Colloquium
Time: 11:00am, June 15th.2026
Venue: Lecture Hall, Shanghai Brain Center
Speaker: Prof. Athanasios Fokas
Dept. of Applied Mathematics and Theoretical Physics, University of Cambridge, UK
Host: Prof. Nikos Logothetis
Biography:
Prof. Athanasios Fokas has a B.S. in Aeronautics from Imperial College (1975), a Ph.D. in Applied Mathematics from California Institute of Technology (1979) and an M.D. from the University of Miami (1986). He also has eight honorary degrees. In 1978 he was appointed a Saul Kaplun Fellow at the Department of Applied Mathematics at Caltech. In the period 1985-1993 he was Professor and Chairman of the Department of Mathematics and Computer Science of Clarkson University. In 1995 he was appointed to a Chair in Applied Mathematics at Imperial College and in 2002 he became the first holder of the inaugural Chair of Nonlinear Mathematical Science at the Department of Applied Mathematics and Theoretical Physics of the University of Cambridge. Since 2015 he has also been an Adjunct Professor of the Viterbi School of Engineering at the University of South California. He held visiting positions at Stanford and Harvard Universities. He is a member of the Academy of Athens and of the three major European Academies, including Academia Europaea. He is a Fellow of the Guggenheim Foundation, of the American Institute for Medical and Biological Engineering, and of the American Mathematical Society. in 2000 he was awarded the Naylor Prize of the London Mathematical Society (the previous recipient was Steven Hawking) and in 2023 the Blaise Pascal Medal of the European Academy of Sciences, “for the Fokas method, which is considered the most important development in the solution of partial differential equations since Fourier, Laplace and Cauchy”. He is the 2024 recipient of the SIAM’s Kruscal Award/Lecture “for his contributions to the development of the inverse scattering transform, for his new method for boundary-value problems, and for his work on the asymptotics of the Riemann zeta function.” He has been awarded the Excellence Prize of the Academy of Athens and the Aristeion Prize of the Bodossaki Foundation. He has been decorated with the Order of Phoenix by the President of the Hellenic Republic. In 2015 he was awarded a Senior EPSRC Fellowship which allowed him for six years to concentrate on his research without any teaching and administrative responsibilities.
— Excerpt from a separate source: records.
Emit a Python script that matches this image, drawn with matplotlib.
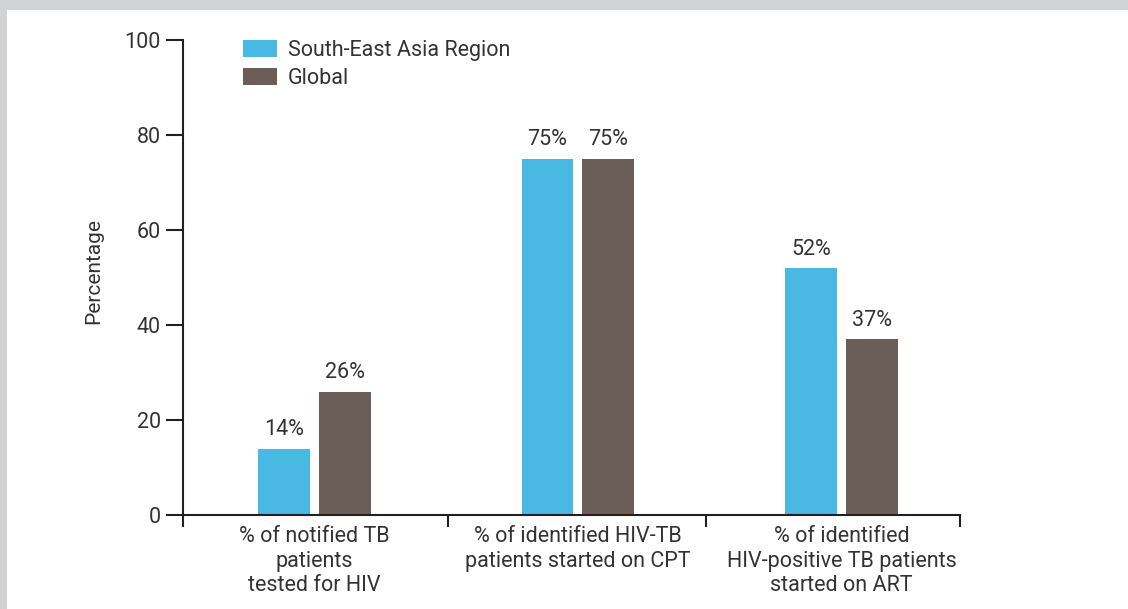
import matplotlib
matplotlib.use("Agg")
import matplotlib.pyplot as plt
from matplotlib.patches import Rectangle

categories = [
    "% of notified TB\npatients\ntested for HIV",
    "% of identified HIV-TB\npatients started on CPT",
    "% of identified\nHIV-positive TB patients\nstarted on ART",
]
sear_values = [14, 75, 52]
global_values = [26, 75, 37]
series_names = ["South-East Asia Region", "Global"]

BLUE = "#49b8e3"
BROWN = "#6b5e59"
DARK = "#231f20"
TEXT = "#333333"
FS = 15.5

plt.rcParams["font.family"] = ["Roboto", "DejaVu Sans"]

fig = plt.figure(figsize=(11.28, 6.09), dpi=100, facecolor="#d1d2d4")
panel = Rectangle((7 / 1128, 0), 1, 1 - 10 / 609, transform=fig.transFigure,
                  facecolor="white", edgecolor="none", zorder=-10)
fig.add_artist(panel)

ax = fig.add_axes([183 / 1128, 94 / 609, 777 / 1128, 475 / 609])
ax.set_facecolor("none")
ax.set_zorder(1)

centers = [0, 1, 2]
w = 0.197
off = 0.1157
b1 = ax.bar([c - off for c in centers], sear_values, w, color=BLUE, label=series_names[0])
b2 = ax.bar([c + off for c in centers], global_values, w, color=BROWN, label=series_names[1])

for bars, vals in ((b1, sear_values), (b2, global_values)):
    for rect, v in zip(bars, vals):
        ax.annotate(f"{v}%", (rect.get_x() + rect.get_width() / 2, v),
                    xytext=(0, 6), textcoords="offset points",
                    ha="center", va="bottom", fontsize=FS, color=TEXT)

ax.set_xlim(-0.499, 2.45)
ax.set_ylim(0, 100)
ax.set_yticks([0, 20, 40, 60, 80, 100])
ax.tick_params(axis="y", direction="out", length=12, width=1.5, color=DARK,
               labelsize=FS, labelcolor=TEXT, pad=4)

ax.set_xticks([-0.499, 0.507, 1.486, 2.45])
ax.set_xticklabels([])
ax.tick_params(axis="x", which="major", direction="out", length=8.6, width=1.5, color=DARK)
ax.set_xticks(centers, minor=True)
ax.set_xticklabels(categories, minor=True, fontsize=FS, color=TEXT, linespacing=1.23)
ax.tick_params(axis="x", which="minor", length=0, pad=8)

for s in ("top", "right"):
    ax.spines[s].set_visible(False)
for s in ("left", "bottom"):
    ax.spines[s].set_color(DARK)
    ax.spines[s].set_linewidth(1.5)

ax.set_ylabel("Percentage", fontsize=15, color=TEXT)
ax.yaxis.set_label_coords(-0.103, 0.513)

ax.legend(loc="upper left", bbox_to_anchor=(0.0772, 1.0), frameon=False, fontsize=FS,
          handlelength=1.58, handleheight=0.79, handletextpad=0.5, labelspacing=0.33,
          labelcolor=TEXT, borderaxespad=0, borderpad=0)

fig.savefig("out.png", dpi=100, facecolor=fig.get_facecolor())
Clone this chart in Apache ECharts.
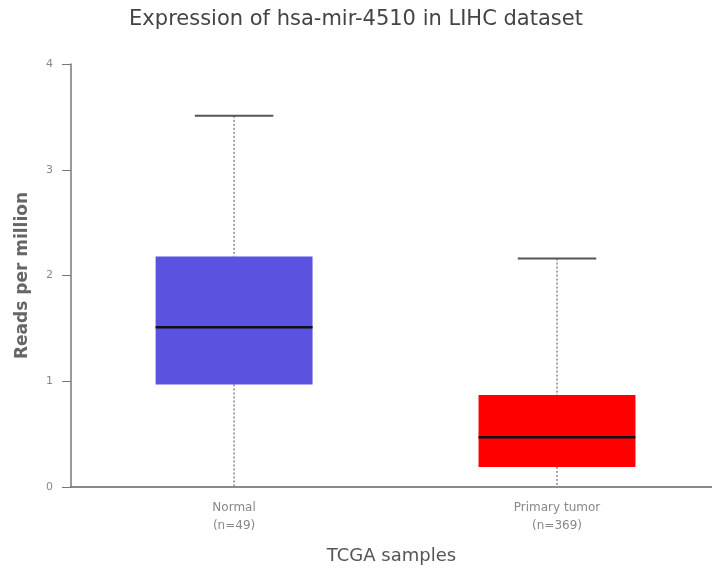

He has published in a remarkably broad range of topics in Mathematics, Physics, Engineering, Biology, Medicine, Philosophy, and Arts.
Abstract:
The transformative achievements of deep learning have led several scholars to raise the question of whether artificial intelligence (AI) can reach and then surpass the level of human thought. Here, after addressing methodological problems regarding the possible answer to this question, it is argued that the proposed definition of intelligence by proponents of AI as "the ability to accomplish complex goals", is appropriate for machines but does not capture the essence of human creativity. After discussing the differences regarding understanding between machines and the brain, as well as the importance of subjective experiences, it is emphasized that most proponents of the eventual superiority of AI ignore the impact of the body proper on the brain, the importance of the laterization of the brain, and the vital role of the glia cells. By appealing to the incompleteness theorem of Gödel’s and to the analogous result of Turin regarding computations, it is noted that consciousness is much richer than both mathematics and computations. Finally, and perhaps most importantly, artificial algorithms attempt to mimic only the conscious function of parts of the cerebral cortex, ignoring the fact that, not only every conscious experience is preceded by an unconscious process, but also that the passage from the unconscious to consciousness is accompanied by loss of information.
A.S. Fokas, Can Artificial Intelligence Reach Human Thought? PNAS nexus 2, 490 (2023).
A.S. Fokas, Ways of Comprehending, World Scientific (2024).
A.S. Fokas and N.K. Logothetis, Conscious and Unconscious Processes in Vision and Homeostasis, Front. Behav. Neurosci. 19, 1516127 (2025).
A.S.Fokas, The Embodied Brain: Unravelling AI, Medicine, Physics, World Scientific (2026).